The Cadbury family had many advantages and disadvantages for being a limited company.
Advantages:
- The main advantage of a limited company over a sole trader is shared responsibility. This allows the Cadbury family to concentrate on the strengths than can complement another's.
- The Family are also contributing capital, which allows for more flexibility in running the business.
- There is less pressure of time on John as a individual. This means that the family can get time for holidays or even cover illnesses.
- There is someone to consult over business decisions.
- There are no legal rules and regulations to complete when setting up the business.
- Normally this type of business is larger than sole trader which gives the Cadbury family a stronger position to raise money from outside of the company.
Disadvantages:
- The main disadvantage of a family business comes from shared responsibility.
- Disputes can arise over decisions that have to be made, or about the effort one member of the family is putting into the firm compared with another.
- The distribution of profits can cause problems. The deed of a family business sets out who should get what, but if one member feels another is not doing enough, there can be dissatisfaction.
- A family business, like a sole trader, has unlimited liability.
- Any decision made by one member of the family on behalf of the company is legally binding on all other members.
- Families can be sued by customers because the family businesses have unincorporated status.
Cadbury Schweppes Public Limited Company:
As years went on, the company became stronger and had expanded and still is. Throughout the year’s there were different owners and partnerships but they still was only a family business. It was only until in the late 1870’s when they had workforce of 200 employees and had more shops and factories. In 1899 the Cadbury brother, George and William Cadbury became a PLC. Cadburys had now more factories, employees, advertising, offices, training schemes and etc. This was the starting point when they were really going to grow as a business. Cadbury was expanding so quickly, that they went international in 1932 and had there first factory’s at Canada, New Zealand and Dublin.
However, the family went even further to increase Cadbury’s size. The Cadbury family joined Schweppes in 1969 to form Cadbury Schweppes plc. Cadbury Limited is the confectionery division of Cadbury Schweppes plc.
Cadbury Schweppes plc is incorporated, which means they can sue or own assets in their own right. Their owners are not personally liable for the firm's debts (limited liability). Cadbury Schweppes plc is divided up into equal parts called shares. Whoever owns one or more of these is called a shareholder.
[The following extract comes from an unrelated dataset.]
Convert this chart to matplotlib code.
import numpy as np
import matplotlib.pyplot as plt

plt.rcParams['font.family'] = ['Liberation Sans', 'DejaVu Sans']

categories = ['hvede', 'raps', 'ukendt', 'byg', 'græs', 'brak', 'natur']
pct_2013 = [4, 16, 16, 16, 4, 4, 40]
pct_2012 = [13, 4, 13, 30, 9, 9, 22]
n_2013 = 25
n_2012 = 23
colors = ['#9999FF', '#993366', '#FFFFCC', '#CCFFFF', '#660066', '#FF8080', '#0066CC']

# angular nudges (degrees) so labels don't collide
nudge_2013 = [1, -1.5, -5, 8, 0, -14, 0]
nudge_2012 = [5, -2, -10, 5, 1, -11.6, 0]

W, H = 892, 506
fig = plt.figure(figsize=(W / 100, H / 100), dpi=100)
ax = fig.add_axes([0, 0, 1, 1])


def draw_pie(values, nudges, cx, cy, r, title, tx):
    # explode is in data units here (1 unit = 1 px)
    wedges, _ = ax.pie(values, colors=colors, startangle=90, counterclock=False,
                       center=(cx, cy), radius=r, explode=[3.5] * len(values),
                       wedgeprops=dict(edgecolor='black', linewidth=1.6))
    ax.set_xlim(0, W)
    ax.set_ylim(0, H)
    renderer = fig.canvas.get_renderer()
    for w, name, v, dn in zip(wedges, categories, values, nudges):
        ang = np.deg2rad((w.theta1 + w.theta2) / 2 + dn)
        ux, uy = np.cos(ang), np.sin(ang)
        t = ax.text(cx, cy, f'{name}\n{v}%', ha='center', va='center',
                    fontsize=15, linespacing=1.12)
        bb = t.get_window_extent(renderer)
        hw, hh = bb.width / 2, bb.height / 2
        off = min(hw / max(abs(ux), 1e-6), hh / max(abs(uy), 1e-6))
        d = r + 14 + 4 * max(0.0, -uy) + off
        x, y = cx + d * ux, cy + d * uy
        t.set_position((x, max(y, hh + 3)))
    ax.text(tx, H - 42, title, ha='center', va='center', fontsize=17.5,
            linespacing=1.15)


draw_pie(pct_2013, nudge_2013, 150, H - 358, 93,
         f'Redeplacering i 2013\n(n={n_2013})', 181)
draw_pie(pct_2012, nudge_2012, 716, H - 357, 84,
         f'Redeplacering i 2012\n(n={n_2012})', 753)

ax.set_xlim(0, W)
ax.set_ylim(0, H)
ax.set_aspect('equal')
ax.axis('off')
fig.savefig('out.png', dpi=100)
Cadbury Schweppes plc can sell its shares on the Stock Market, while a Private Limited Company (LTD) cannot. This is another reason why Cadbury joined Schweppes to become a public limited company.
Advantages for Cadbury Schweppes PLC:
- Raise large amount of capital from share issue.
- Benefit from economies of scale, e.g. bulk buying, cheaper borrowing.
- Produce goods at lower unit cost.
- The size of Cadbury Schweppes plc can sometimes control the market.
Disadvantages for Cadbury Schweppes PLC:
- Become too large resulting in poor labour relations.
- Conflict of interest between shareholders and the Board of Directors.
- Possibility of takeover or merger because shares can be bought by anyone.
- Setting up the business is very expensive.
- The size of the company doesn’t let them deal with their customers at a personal level.
- Cadbury Schweppes plc competitors can use their accounts to their advantage. The public can also use this information.
Cadbury Schweppes plc now:
Today, Cadbury Schweppes employs over 40,000 people and its products are available in almost 200 countries across the world. Cadbury Schweppes plc is proud to be the world's third largest soft drinks company and the fourth largest confectionery company.